Karl Urban: Meiner Meinung nach ist "Priest" eine Mischung verschiedener Genres. Er enthält Science-Fiction- und Western-Elemente, während die Handlung vor dem Hintergrund eines apokalyptischen Szenarios angesiedelt ist. Ich denke, man kann den Film als eine moderne Variante von John Fords Klassiker "Der schwarze Falke" betrachten.

Ricore: Sie spielen in "Priest" erneut einen Bösewicht. Ist das ein Trend?

Urban: Ich denke, man sollte meine vermeintlich bösen Rollen differenzierter betrachten. Was mich an "Priest" besonders interessiert, ist die Tatsache, dass es sich bei der Figur um einen gefallenen Helden handelt. Black Hat war ein Priester-Krieger, der bei einer Schlacht ums Leben kam. Sein Job war es, die Menschheit vor Vampiren zu beschützen. Nach seinem Tod verwandelt er sich selbst in einen Blutsauger. Ich fand es interessant, eine Figur darzustellen, die sich gegen ihren Willen auf der anderen Seite befindet.

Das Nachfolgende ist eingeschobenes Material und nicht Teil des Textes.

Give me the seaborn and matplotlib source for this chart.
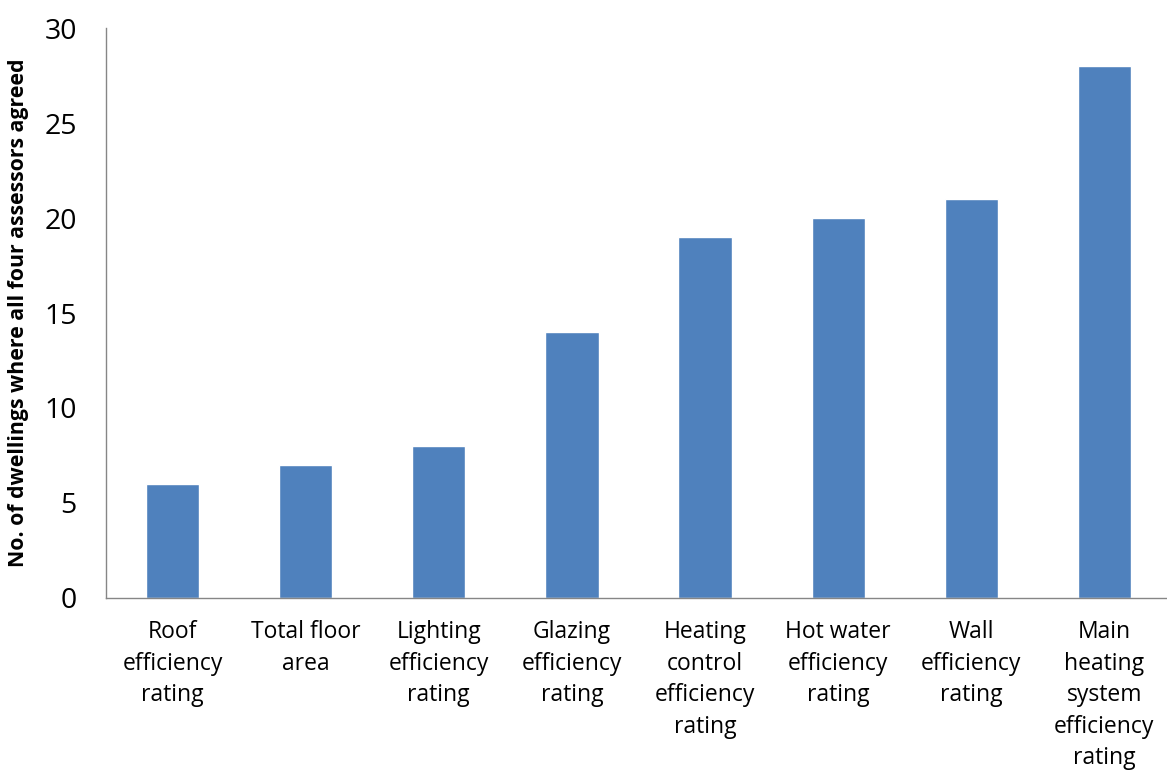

Ricore: "Priest" enthält viele Actionszenen. Mussten Sie sich darauf vorbereiten?

Urban: Ja, wir haben uns ausgiebig darauf vorbereitet. Vier oder fünf Wochen vor Drehbeginn haben wir angefangen, zu trainieren. Wir hatten ein großartiges Stuntteam. Es half uns, bei den Kämpfen gut auszusehen.

Ricore: Stimmt es, dass Sie während einer Kampfszene Paul Bettany verletzt haben?

Urban: Ja, es floss Blut (lacht)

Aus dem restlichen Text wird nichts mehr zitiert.